No fumódromo, uma travesti
acompanhada de um boy pedia a um dos clientes do estabelecimento que tirasse
algumas fotos. No segundo flash, insistiu para que o boy tirasse a camisa e
revelasse sua musculatura. Aquilo pareceu uma sinalização para que o cliente se
aproximasse. “La maricón”, como são classificados os homossexuais idosos aqui,
revelou receptividade e conhecimento relativo aos códigos de abordagens. Pouco
tempo depois os vi, os três, sentados em uma mesa mais afastada. Volto ao
dancing principal e reconheço um sujeito que malha na academia que comecei a
frequentar. Musculoso ao extremo, beirando ao halterofilismo, desfilava em meio
ao público como se exibisse seus atributos. O estereótipo corporal corresponde
ao adotado pelos boys brasileiros. Peitoral desnudo, tatuagens nos braços,
calça jeans extremamente colada ao corpo. As travestis evidenciam o exercício
da prostituição e fazem abordagens diretas junto aos clientes mais velhos.
Existe verdadeiramente uma procura considerável por parte destes. Neste aspecto,
salienta-se que os consumidores dos serviços oferecidos são aparentemente de
poder aquisitivo baixo, provavelmente trabalhadores operacionais, o que
sinaliza o baixo custo dos programas. De modo geral os homossexuais de Buenos
Aires parecem menos efusivos que os pernambucanos. No meio do dancing
encontra-se um “queijo” ou prato, onde alguns sobem e dançam. Apesar da liberdade,
bem como da quentura em todo o estabelecimento, dotado de grandes ventiladores,
ninguém retira a camisa. Existe uma espécie de formalidade institucionalizada.
Os encontros afetivos e amorosos também se mostram raros. Apesar da fácil
identificação de casais, poucos dançam agarrados, se acarinham ou se beijam em
meio ao público.
As lesbianas, classificação para
as mulheres homossexuais argentinas, parecem mais confortáveis no
posicionamento perante a sociedade. Muitas apresentam marcações corporais bem
definidas. Grande parte das frequentadoras do local são “pesadas” ou
masculinizadas. Usam calças jeans e camisas de malha folgadas. Algumas adotam
os bonés, enquanto outras se valem da utilização de pircens e/ou grandes
tatuagens. A maioria usa o cabelo curto, ou adota um modelo próximo ao de
Maradona em seus tempos áureos. Também diferente da outra boate, os garçons não
são jovens malhados e desnudos, mas homens maduros, provavelmente proprietários
do espaço. Nesta, não existe dark-roon. Se as pegações ocorrem nos banheiros,
esta se faz de forma bastante discreta. Seguindo um procedimento que parece
padrão, aqui também é verificada a presença de seguranças nestes espaços, o que
talvez se apresente como estratégia para evitar as interações sexuais e/ou
afetivas.
Saio novamente para rua e durante
um cigarro sou abordado por homem alto e magro. Mas uma vez aproveito a
oportunidade para garimpar maiores detalhes. Não nego meu desanimo ao descobrir
sua origem espanhola. De férias na cidade, se mostrou mais havido por
informações relativas aos espaços gay/homossexuais da cidade do que eu.

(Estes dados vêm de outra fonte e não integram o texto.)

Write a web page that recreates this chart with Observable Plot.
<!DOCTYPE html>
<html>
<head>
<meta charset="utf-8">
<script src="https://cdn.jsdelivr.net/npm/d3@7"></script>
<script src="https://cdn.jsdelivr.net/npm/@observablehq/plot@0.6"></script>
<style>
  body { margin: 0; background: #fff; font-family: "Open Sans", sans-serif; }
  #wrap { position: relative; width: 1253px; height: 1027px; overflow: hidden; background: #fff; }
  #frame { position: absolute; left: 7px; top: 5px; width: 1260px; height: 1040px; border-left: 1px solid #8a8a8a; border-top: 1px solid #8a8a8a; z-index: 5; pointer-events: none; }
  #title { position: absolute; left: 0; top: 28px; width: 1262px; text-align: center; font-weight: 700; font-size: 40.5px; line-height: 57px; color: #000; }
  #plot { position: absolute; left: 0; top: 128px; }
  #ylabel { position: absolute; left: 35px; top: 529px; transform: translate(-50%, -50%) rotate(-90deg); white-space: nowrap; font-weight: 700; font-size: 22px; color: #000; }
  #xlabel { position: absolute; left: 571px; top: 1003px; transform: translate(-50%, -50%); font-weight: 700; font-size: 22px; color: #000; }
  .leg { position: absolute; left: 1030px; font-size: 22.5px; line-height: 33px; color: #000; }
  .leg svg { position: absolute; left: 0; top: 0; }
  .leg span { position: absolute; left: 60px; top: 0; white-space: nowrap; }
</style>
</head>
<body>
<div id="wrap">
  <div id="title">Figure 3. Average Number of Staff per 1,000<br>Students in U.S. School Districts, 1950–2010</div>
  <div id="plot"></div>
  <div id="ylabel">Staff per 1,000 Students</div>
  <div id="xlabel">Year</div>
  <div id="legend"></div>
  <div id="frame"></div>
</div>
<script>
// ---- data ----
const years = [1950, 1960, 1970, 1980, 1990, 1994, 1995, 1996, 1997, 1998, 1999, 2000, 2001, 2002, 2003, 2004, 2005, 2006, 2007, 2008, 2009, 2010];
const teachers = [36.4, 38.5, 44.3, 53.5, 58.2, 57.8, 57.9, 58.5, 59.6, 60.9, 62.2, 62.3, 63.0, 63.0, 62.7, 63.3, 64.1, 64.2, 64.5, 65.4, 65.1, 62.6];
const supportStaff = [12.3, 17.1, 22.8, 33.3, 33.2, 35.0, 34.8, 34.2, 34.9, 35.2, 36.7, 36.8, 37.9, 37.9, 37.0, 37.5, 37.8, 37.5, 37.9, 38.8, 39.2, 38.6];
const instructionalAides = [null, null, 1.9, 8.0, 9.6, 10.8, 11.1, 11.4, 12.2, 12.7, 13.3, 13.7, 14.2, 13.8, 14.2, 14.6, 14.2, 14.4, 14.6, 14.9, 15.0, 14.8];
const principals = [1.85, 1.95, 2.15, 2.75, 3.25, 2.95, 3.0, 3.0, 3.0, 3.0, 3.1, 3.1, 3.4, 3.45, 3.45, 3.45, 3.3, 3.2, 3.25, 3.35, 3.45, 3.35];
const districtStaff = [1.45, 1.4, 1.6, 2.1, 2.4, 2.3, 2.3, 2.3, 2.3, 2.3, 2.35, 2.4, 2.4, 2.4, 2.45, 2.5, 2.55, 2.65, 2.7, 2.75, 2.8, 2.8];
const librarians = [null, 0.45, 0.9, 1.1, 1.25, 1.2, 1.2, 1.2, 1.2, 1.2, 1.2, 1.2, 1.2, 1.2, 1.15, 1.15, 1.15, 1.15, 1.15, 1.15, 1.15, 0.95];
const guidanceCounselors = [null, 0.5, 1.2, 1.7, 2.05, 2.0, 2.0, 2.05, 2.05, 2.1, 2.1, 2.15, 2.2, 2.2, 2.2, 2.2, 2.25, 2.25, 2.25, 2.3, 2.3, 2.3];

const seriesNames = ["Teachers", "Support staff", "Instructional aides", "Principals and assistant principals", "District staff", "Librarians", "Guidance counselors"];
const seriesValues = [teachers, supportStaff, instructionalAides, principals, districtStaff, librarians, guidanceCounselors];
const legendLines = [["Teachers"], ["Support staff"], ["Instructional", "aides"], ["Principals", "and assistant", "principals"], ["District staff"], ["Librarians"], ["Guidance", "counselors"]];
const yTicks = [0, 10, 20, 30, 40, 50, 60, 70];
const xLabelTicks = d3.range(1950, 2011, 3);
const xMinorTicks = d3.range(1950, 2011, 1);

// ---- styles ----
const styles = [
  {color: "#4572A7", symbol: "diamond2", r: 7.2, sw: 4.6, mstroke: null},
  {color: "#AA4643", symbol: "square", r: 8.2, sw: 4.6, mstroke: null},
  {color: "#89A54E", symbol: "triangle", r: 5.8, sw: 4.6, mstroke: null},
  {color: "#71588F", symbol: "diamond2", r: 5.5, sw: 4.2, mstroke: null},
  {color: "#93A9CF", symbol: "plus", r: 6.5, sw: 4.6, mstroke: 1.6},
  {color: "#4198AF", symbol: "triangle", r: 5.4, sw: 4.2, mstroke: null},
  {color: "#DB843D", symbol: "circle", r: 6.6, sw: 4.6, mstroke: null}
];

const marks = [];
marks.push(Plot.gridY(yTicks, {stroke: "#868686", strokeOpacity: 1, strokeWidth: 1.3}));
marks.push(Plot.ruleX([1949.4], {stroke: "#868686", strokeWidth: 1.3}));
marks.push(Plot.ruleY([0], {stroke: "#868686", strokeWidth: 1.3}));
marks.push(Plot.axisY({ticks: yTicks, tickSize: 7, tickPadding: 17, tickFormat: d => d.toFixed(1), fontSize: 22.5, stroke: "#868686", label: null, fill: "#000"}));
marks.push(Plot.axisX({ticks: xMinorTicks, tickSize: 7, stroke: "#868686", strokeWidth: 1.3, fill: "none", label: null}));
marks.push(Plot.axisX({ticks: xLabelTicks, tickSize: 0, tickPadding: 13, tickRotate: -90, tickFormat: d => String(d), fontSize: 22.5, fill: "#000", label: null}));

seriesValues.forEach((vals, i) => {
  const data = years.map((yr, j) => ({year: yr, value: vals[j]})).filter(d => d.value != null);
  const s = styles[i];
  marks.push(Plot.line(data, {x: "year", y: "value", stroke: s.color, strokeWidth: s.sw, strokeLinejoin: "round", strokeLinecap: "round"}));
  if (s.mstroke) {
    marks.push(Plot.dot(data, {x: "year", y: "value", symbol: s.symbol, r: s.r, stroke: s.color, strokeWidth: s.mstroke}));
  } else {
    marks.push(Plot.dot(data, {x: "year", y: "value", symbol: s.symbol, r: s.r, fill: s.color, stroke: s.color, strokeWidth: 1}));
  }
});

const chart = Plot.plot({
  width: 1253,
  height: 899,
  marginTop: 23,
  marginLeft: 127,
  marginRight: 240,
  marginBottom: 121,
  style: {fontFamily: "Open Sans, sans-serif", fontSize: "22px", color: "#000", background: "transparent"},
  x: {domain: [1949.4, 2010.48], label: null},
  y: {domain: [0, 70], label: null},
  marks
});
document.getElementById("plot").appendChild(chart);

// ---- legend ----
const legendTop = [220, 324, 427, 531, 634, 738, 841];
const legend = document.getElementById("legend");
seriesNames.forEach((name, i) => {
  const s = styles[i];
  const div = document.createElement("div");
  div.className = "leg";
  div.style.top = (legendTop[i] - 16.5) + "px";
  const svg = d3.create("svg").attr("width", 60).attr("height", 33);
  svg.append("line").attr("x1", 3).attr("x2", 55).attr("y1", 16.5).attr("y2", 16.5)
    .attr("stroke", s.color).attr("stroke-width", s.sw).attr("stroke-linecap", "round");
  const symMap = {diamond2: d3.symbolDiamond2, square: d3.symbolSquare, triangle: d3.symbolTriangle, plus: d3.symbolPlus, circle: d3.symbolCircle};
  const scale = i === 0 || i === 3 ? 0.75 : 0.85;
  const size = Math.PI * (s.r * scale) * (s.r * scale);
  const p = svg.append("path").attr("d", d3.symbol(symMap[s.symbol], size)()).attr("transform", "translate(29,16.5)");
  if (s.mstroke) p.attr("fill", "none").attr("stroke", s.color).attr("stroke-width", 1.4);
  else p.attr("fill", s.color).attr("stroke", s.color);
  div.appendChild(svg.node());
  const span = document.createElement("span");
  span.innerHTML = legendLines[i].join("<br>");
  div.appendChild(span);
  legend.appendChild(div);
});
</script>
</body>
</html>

Conversamos então sobre nossas impressões pessoais e pude então reafirmar minha
pretensa percepção sobre o hipotético comportamento e postura reservados dos homossexuais
de Buenos Aires. Seu interesse estava no contato com os boys de programa.
Expliquei que aparentemente os mesmos atendem por telefone, em locais próprios
e reservados. Contudo, não sabia dize-lo onde localizar tais telefones, pois
diferentemente da prostituição feminina, a divulgação de espaços e
profissionais não é feita nas ruas. Pautado no mapeamento realizado em julho do
ano passado, indiquei-lhe os endereços de uma sauna, localizada nesta mesma
rua; e, de um sex-shop, localizado na Florida, onde poderia encontrar os
catálogos turísticos voltados ao público gay.